Knot is intended to be a portrait of lust, its players stripped bare of human circumstances and identities, and placed in a Petri-dish full of ropes or, in the second half, a giant clear-plastic box modelled on an Amsterdam prostitute's shop window.
Colker has taken her task almost too seriously (to the extent of bringing in a philosophy professor to influence her choreography), however this is a hard nut to crack, and in this respect Colker's strangely clinical production simply doesn't deliver.
Given such a tall mandate, though, it all starts quite promisingly. The curtain rises on a giant tree made up of 120 ropes, which then break apart and spend the next thirty minutes tangled around various combinations of dancers and each other - and the athleticism on display is stunning.

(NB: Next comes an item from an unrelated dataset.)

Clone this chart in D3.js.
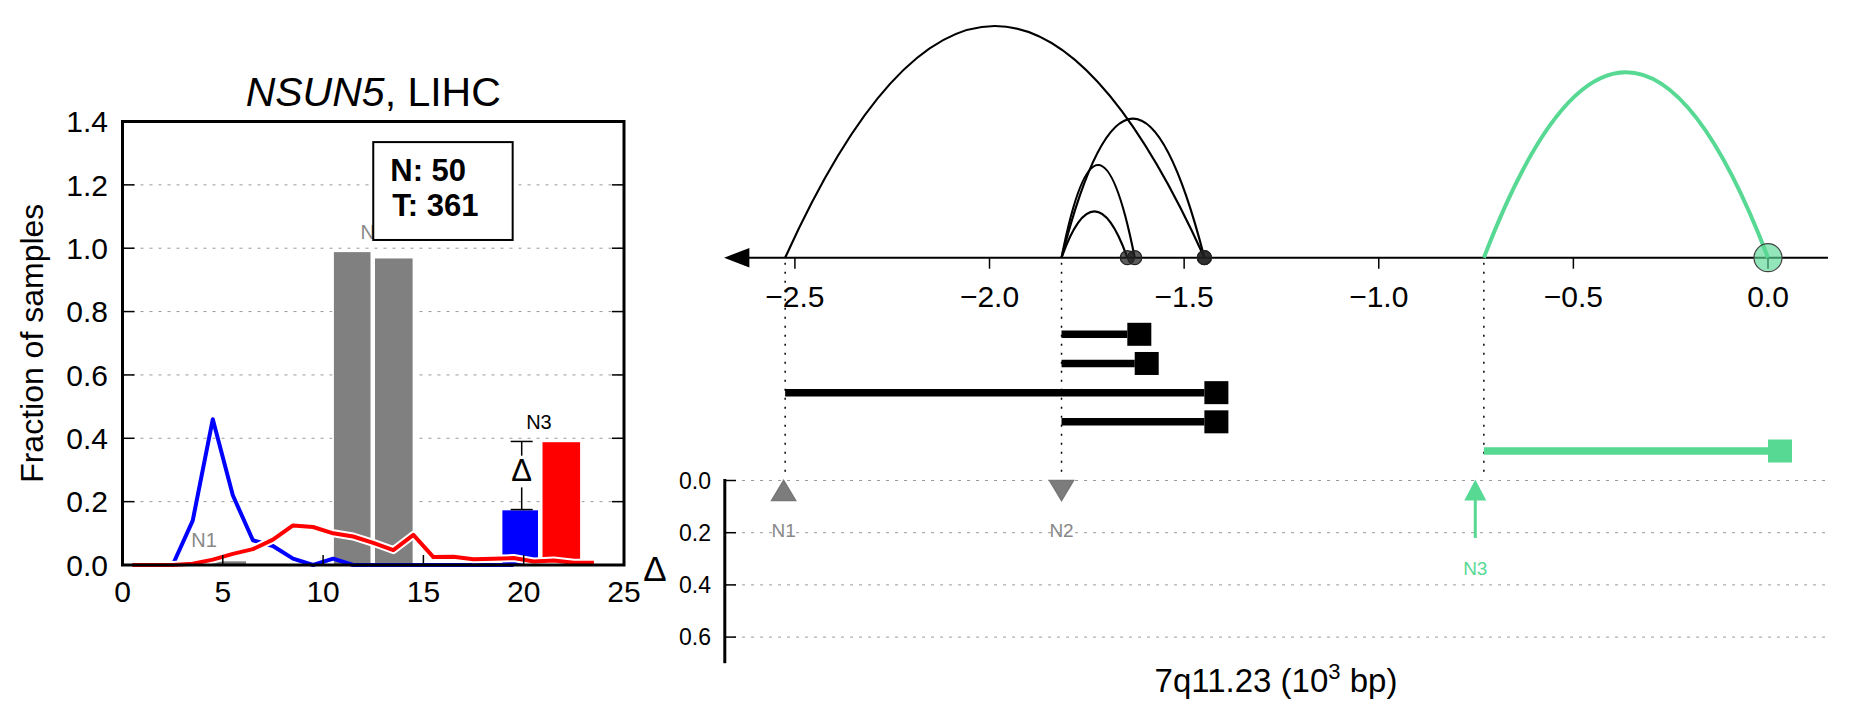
<!DOCTYPE html>
<html><head><meta charset="utf-8">
<script src="https://cdn.jsdelivr.net/npm/d3@7/dist/d3.min.js"></script>
<style>
body{margin:0;background:#fff}
svg{display:block;font-family:"Liberation Sans",Arial,Helvetica,sans-serif}
</style>
</head><body>
<svg id="c" width="1851" height="718"></svg>
<script>
// ---------------- DATA ----------------
// Left panel: copy-number histogram (fraction of samples)
const binX       = [0.5,1.5,2.5,3.5,4.5,5.5,6.5,7.5,8.5,9.5,10.5,11.5,12.5,13.5,14.5,15.5,16.5,17.5,18.5,19.5,20.5,21.5,22.5,23.5];
const normalFrac = [0,0,0,0.14,0.46,0.22,0.078,0.06,0.02,0.0,0.02,0.0,0,0,0,0,0,0,0,0];
const tumorFrac  = [0,0,0,0.004,0.017,0.035,0.05,0.08,0.125,0.12,0.1,0.09,0.07,0.047,0.095,0.025,0.026,0.018,0.02,0.022,0.011,0.014,0.007,0.007];
const barLeft    = [4.2, 10.5, 12.55, 18.9, 20.9];
const barRight   = [6.2, 12.4, 14.5, 20.75, 22.85];
const barHeight  = [0.014, 0.99, 0.97, 0.175, 0.39];
const barGroup   = ["N","N","N","normal","tumor"];
const regionNames = ["N1","N2","N3"];
const regionLabelX = [4.07, 12.5, 20.76];
const regionLabelY = [0.079, 1.05, 0.45];
const deltaX = 19.9, deltaLo = 0.175, deltaHi = 0.39;
const sampleCounts = ["N: 50","T: 361"];
const leftXTicks = [0,5,10,15,20,25];
const leftYTicks = [0,0.2,0.4,0.6,0.8,1.0,1.2,1.4];

// Right panel: genomic arcs / reads (10^3 bp)
const arcStart  = [-2.525, -1.815, -1.815, -1.815, -0.73];
const arcEnd    = [-1.448, -1.448, -1.627, -1.646, 0.0];
const arcHeight = [1.0, 0.6, 0.4, 0.2, 0.8];
const arcFocus  = [false,false,false,false,true];
const readStart = [-1.815, -1.815, -2.525, -1.815, -0.73];
const readEnd   = [-1.646, -1.627, -1.448, -1.448, 0.0];
const readFocus = [false,false,false,false,true];
const guidePos  = [-2.525, -1.815, -0.73];
const markerPos   = [-2.529, -1.815, -0.752];
const markerDelta = [0, 0, 0.22];
const markerType  = ["up","down","arrow"];
const rightXTicks = [-2.5,-2.0,-1.5,-1.0,-0.5,0.0];
const deltaTicks  = [0.0,0.2,0.4,0.6];

// ---------------- STYLE ----------------
const GREEN = "#57d993", GRAY = "#808080";
const groupColor = {N: GRAY, normal: "#0000ff", tumor: "#ff0000"};
const svg = d3.select("#c");

// ---------------- LEFT PANEL ----------------
const xL = d3.scaleLinear().domain([0,25]).range([122.5,624]);
const yL = d3.scaleLinear().domain([0,1.4]).range([565,121.5]);
const L = svg.append("g");

L.selectAll("line.grid").data(leftYTicks.filter(d=>d>0 && d<1.4)).join("line")
  .attr("x1", xL(0)).attr("x2", xL(25)).attr("y1", d=>yL(d)).attr("y2", d=>yL(d))
  .attr("stroke","#999").attr("stroke-width",1).attr("stroke-dasharray","3,6");

L.selectAll("rect.bar").data(barHeight).join("rect")
  .attr("x",(d,i)=>xL(barLeft[i])).attr("width",(d,i)=>xL(barRight[i])-xL(barLeft[i]))
  .attr("y",d=>yL(d)).attr("height",d=>yL(0)-yL(d))
  .attr("fill",(d,i)=>groupColor[barGroup[i]]).attr("stroke","#fff").attr("stroke-width",1.5);

const lineL = d3.line().x(d=>xL(d[0])).y(d=>yL(d[1]));
const normPts = normalFrac.map((v,i)=>[binX[i],v]);
const tumPts  = tumorFrac.map((v,i)=>[binX[i],v]);
L.append("path").attr("d",lineL(normPts)).attr("fill","none").attr("stroke","#0000ff").attr("stroke-width",4).attr("stroke-linejoin","round");
L.append("path").attr("d",lineL(tumPts)).attr("fill","none").attr("stroke","#fff").attr("stroke-width",8).attr("stroke-linejoin","round");
L.append("path").attr("d",lineL(tumPts)).attr("fill","none").attr("stroke","#ff0000").attr("stroke-width",4).attr("stroke-linejoin","round");

// region labels
L.selectAll("text.reg").data(regionNames).join("text")
  .attr("x",(d,i)=>xL(regionLabelX[i])).attr("y",(d,i)=>yL(regionLabelY[i]))
  .attr("dy","0.35em").attr("text-anchor","middle").attr("font-size",20)
  .attr("fill",(d,i)=>i<2?"#888":"#000").text(d=>d);

// delta error bar
const dx = xL(deltaX);
L.append("line").attr("x1",dx).attr("x2",dx).attr("y1",yL(deltaHi)).attr("y2",yL(deltaLo)).attr("stroke","#000").attr("stroke-width",1.5);
[deltaHi,deltaLo].forEach(v=>L.append("line").attr("x1",dx-11).attr("x2",dx+11).attr("y1",yL(v)).attr("y2",yL(v)).attr("stroke","#000").attr("stroke-width",1.5));
L.append("rect").attr("x",dx-13).attr("width",26).attr("y",yL(0.345)).attr("height",yL(0.245)-yL(0.345)).attr("fill","#fff");
L.append("text").attr("x",dx).attr("y",yL(0.3)).attr("dy","0.36em").attr("text-anchor","middle").attr("font-size",31).text("Δ");

// sample count box
L.append("rect").attr("x",xL(12.5)).attr("y",yL(1.335)).attr("width",xL(19.45)-xL(12.5)).attr("height",yL(1.026)-yL(1.335))
  .attr("fill","#fff").attr("stroke","#000").attr("stroke-width",2);
L.selectAll("text.cnt").data(sampleCounts).join("text")
  .attr("x",(d,i)=>xL([13.35,13.45][i])).attr("y",(d,i)=>[181,216][i]).attr("font-size",31).attr("font-weight","bold").text(d=>d);

// frame + ticks
L.append("rect").attr("x",xL(0)).attr("y",yL(1.4)).attr("width",xL(25)-xL(0)).attr("height",yL(0)-yL(1.4))
  .attr("fill","none").attr("stroke","#000").attr("stroke-width",3);
leftYTicks.filter(d=>d>0&&d<1.4).forEach(v=>{
  L.append("line").attr("x1",xL(0)).attr("x2",xL(0)+12).attr("y1",yL(v)).attr("y2",yL(v)).attr("stroke","#000").attr("stroke-width",1.5);
  L.append("line").attr("x1",xL(25)).attr("x2",xL(25)-12).attr("y1",yL(v)).attr("y2",yL(v)).attr("stroke","#000").attr("stroke-width",1.5);
});
leftXTicks.filter(d=>d>0&&d<25).forEach(v=>{
  L.append("line").attr("x1",xL(v)).attr("x2",xL(v)).attr("y1",yL(0)).attr("y2",yL(0)-10).attr("stroke","#000").attr("stroke-width",1.5);
});
L.selectAll("text.yt").data(leftYTicks).join("text")
  .attr("x",108).attr("y",d=>yL(d)).attr("dy","0.36em").attr("text-anchor","end").attr("font-size",30).text(d3.format(".1f"));
L.selectAll("text.xt").data(leftXTicks).join("text")
  .attr("x",d=>xL(d)).attr("y",601.5).attr("text-anchor","middle").attr("font-size",30).text(d=>d);
L.append("text").attr("transform",`translate(43,${(yL(0)+yL(1.4))/2}) rotate(-90)`).attr("text-anchor","middle").attr("font-size",32).text("Fraction of samples");
const title = L.append("text").attr("x",(xL(0)+xL(25))/2).attr("y",106).attr("text-anchor","middle").attr("font-size",41);
title.append("tspan").attr("font-style","italic").text("NSUN5");
title.append("tspan").text(", LIHC");

// ---------------- RIGHT PANEL ----------------
const xR = d3.scaleLinear().domain([-2.5,0]).range([794.9,1768]);
const hA = d3.scaleLinear().domain([0,1]).range([0,231.7]);
const axisY = 257.7;
const yRead = d3.scaleLinear().domain([0,4]).range([334.3,451]);
const yD = d3.scaleLinear().domain([0,0.7]).range([480.5,663.2]);
const R = svg.append("g");

// delta panel grid
R.selectAll("line.dg").data(deltaTicks).join("line")
  .attr("x1",xR(-2.682)).attr("x2",xR(0.154)).attr("y1",d=>yD(d)).attr("y2",d=>yD(d))
  .attr("stroke","#999").attr("stroke-width",1).attr("stroke-dasharray","3,6");

// guides
R.selectAll("line.guide").data(guidePos).join("line")
  .attr("x1",d=>xR(d)).attr("x2",d=>xR(d)).attr("y1",axisY+5).attr("y2",472)
  .attr("stroke","#000").attr("stroke-width",1.5).attr("stroke-dasharray","2,7");

// axis line + arrow
R.append("line").attr("x1",xR(-2.62)).attr("x2",xR(0.154)).attr("y1",axisY).attr("y2",axisY).attr("stroke","#000").attr("stroke-width",2);
R.append("path").attr("d",`M${xR(-2.682)},${axisY} L${xR(-2.617)},${axisY-9.7} L${xR(-2.617)},${axisY+9.7} Z`).attr("fill","#000");
R.selectAll("line.xt").data(rightXTicks).join("line")
  .attr("x1",d=>xR(d)).attr("x2",d=>xR(d)).attr("y1",axisY).attr("y2",axisY+11).attr("stroke","#000").attr("stroke-width",1.5);
R.selectAll("text.xt").data(rightXTicks).join("text")
  .attr("x",d=>xR(d)).attr("y",307).attr("text-anchor","middle").attr("font-size",30).text(d3.format(".1f"));

// arcs
const arcPath = i => {
  const x0 = xR(arcStart[i]), x1 = xR(arcEnd[i]), h = hA(arcHeight[i]);
  return `M${x0},${axisY} Q${(x0+x1)/2},${axisY-2*h} ${x1},${axisY}`;
};
R.selectAll("path.arc").data(arcStart).join("path")
  .attr("d",(d,i)=>arcPath(i)).attr("fill","none")
  .attr("stroke",(d,i)=>arcFocus[i]?GREEN:"#000").attr("stroke-width",(d,i)=>arcFocus[i]?4:2.2);
R.selectAll("circle.end").data(arcEnd).join("circle")
  .attr("cx",d=>xR(d)).attr("cy",axisY).attr("r",(d,i)=>arcFocus[i]?14:7)
  .attr("fill",(d,i)=>arcFocus[i]?"rgba(87,217,147,0.65)":"rgba(30,30,30,0.72)")
  .attr("stroke",(d,i)=>arcFocus[i]?"#444":"#222").attr("stroke-width",1.2);

// reads
R.selectAll("line.read").data(readStart).join("line")
  .attr("x1",d=>xR(d)).attr("x2",(d,i)=>xR(readEnd[i])).attr("y1",(d,i)=>yRead(i)).attr("y2",(d,i)=>yRead(i))
  .attr("stroke",(d,i)=>readFocus[i]?GREEN:"#000").attr("stroke-width",7.5);
R.selectAll("rect.readEnd").data(readEnd).join("rect")
  .attr("x",d=>xR(d)).attr("y",(d,i)=>yRead(i)-11.5).attr("width",24).attr("height",23)
  .attr("fill",(d,i)=>readFocus[i]?GREEN:"#000");

// delta axis
R.append("line").attr("x1",724.8).attr("x2",724.8).attr("y1",yD(0)-1.5).attr("y2",yD(0.7)).attr("stroke","#000").attr("stroke-width",3);
R.selectAll("line.dt").data(deltaTicks).join("line")
  .attr("x1",724.8).attr("x2",736).attr("y1",d=>yD(d)).attr("y2",d=>yD(d)).attr("stroke","#000").attr("stroke-width",1.5);
R.selectAll("text.dt").data(deltaTicks).join("text")
  .attr("x",711).attr("y",d=>yD(d)).attr("dy","0.36em").attr("text-anchor","end").attr("font-size",23).text(d3.format(".1f"));
R.append("text").attr("x",655).attr("y",568).attr("dy","0.36em").attr("text-anchor","middle").attr("font-size",35).text("Δ");

// markers
markerPos.forEach((p,i)=>{
  const x = xR(p), y0 = yD(0);
  if (markerType[i]==="up") {
    R.append("path").attr("d",`M${x},${y0} L${x+12},${y0+20} L${x-12},${y0+20} Z`).attr("fill","rgba(110,110,110,0.9)").attr("stroke","#777").attr("stroke-width",1.5);
  } else if (markerType[i]==="down") {
    R.append("path").attr("d",`M${x-12},${y0} L${x+12},${y0} L${x},${y0+20} Z`).attr("fill","rgba(110,110,110,0.9)").attr("stroke","#777").attr("stroke-width",1.5);
  } else {
    R.append("line").attr("x1",x).attr("x2",x).attr("y1",y0+18).attr("y2",yD(markerDelta[i])).attr("stroke",GREEN).attr("stroke-width",3);
    R.append("path").attr("d",`M${x},${y0-1} L${x+11},${y0+20} L${x-11},${y0+20} Z`).attr("fill",GREEN);
  }
  const ly = Math.max(yD(markerDelta[i]), y0+20) + 30;
  R.append("text").attr("x",x).attr("y",ly).attr("dy","0.36em").attr("text-anchor","middle").attr("font-size",19)
    .attr("fill",markerType[i]==="arrow"?GREEN:"#888").text(regionNames[i]);
});

// x title
const xt = R.append("text").attr("x",(xR(-2.682)+xR(0.154))/2).attr("y",692).attr("text-anchor","middle").attr("font-size",33);
xt.append("tspan").text("7q11.23 (10");
xt.append("tspan").attr("dy",-13).attr("font-size",22).text("3");
xt.append("tspan").attr("dy",13).text(" bp)");
</script>
</body></html>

The loud and energetic score is full of thumping breakbeats, Samba rhythms and Vaudeville interspersed with moments of classical tranquillity, as the dancers tie each other up in all manner of intricate and expertly choreographed combinations.

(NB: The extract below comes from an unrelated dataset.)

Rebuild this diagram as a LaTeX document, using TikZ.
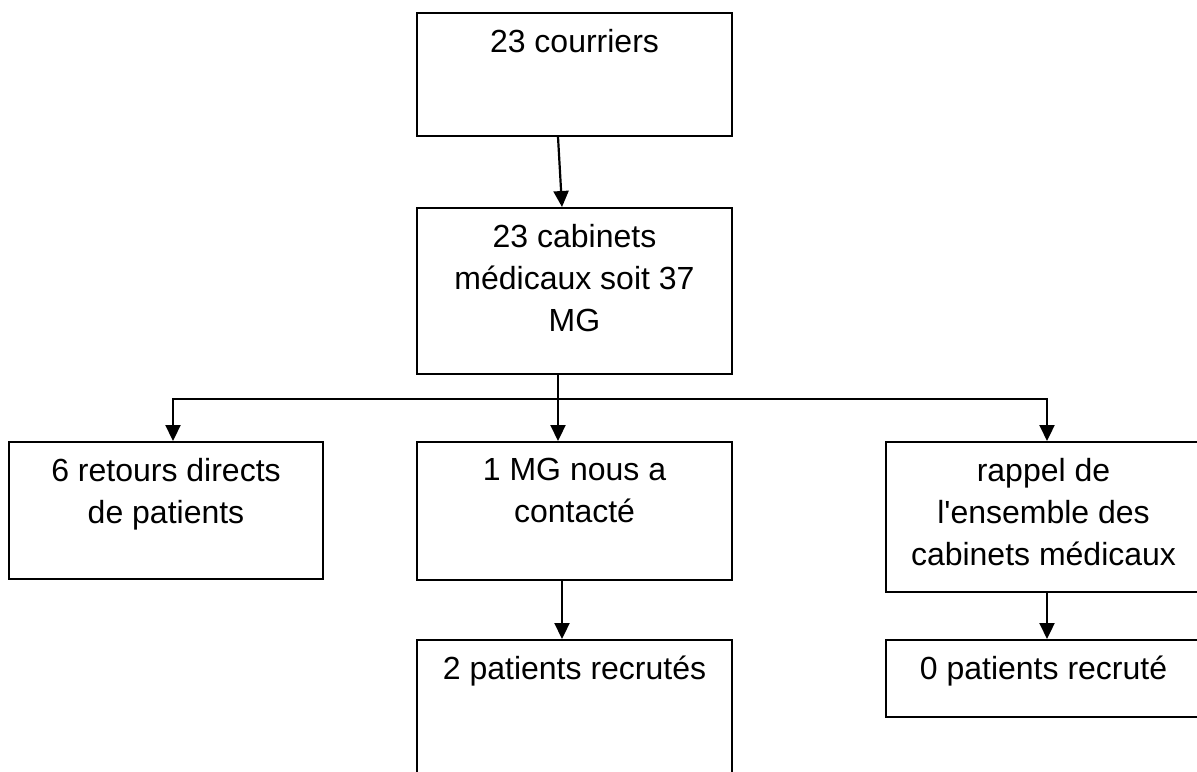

As the first act develops, the ropes become less important, the knots become writhing tangles of highly toned human flesh.
It should be sexy as hell. However most of these human knots, these bodies curling in and out of each others' entanglements, are utterly dwarfed by the large canvas of the stage. The four dancers tangled in a ball together may, individually, have been moving from dominance to submission, or resistance to surrender, but the audience see only a knot of limbs as the dancers are just too far away.
Maybe, on an intimate studio stage, this would feel like a powerful, dangerous and intoxicating treatise on the nature of desire. As it is, what we have is a stunningly executed production on the aesthetics of, well, knots.
The second half does away with the rope and replaces it with the aforementioned red-framed plastic box. This adds focus to the tableau on stage, better framing some of the gravity-defying acrobatics, however the problems remain. Despite all its impressive moments, Knot is a clinical and aimless affair, with little sense of form, structure or narrative.
This is an unavoidable concern, even for the purest aesthete, when portraying desire. Even without the added languages of bondage, domination and voyeurism spoken here, desire should denote a sense of danger; the fear of surrendering to an instinct you might not be able to control, or the thrill of inhibitions abandoned. Unfortunately, though Knot is technically competent, it just isn't all that thrilling.
The most effective dramatic note is at the end of the second act, when a male and female dancer simply sit and share an embrace within the plastic box - it's a rare moment that actually embodies genuine human intimacy.
That's the key problem here: as a purely aesthetic composition, Knot almost works - but as an essay on desire it is just too devoid of human passion to arouse the senses.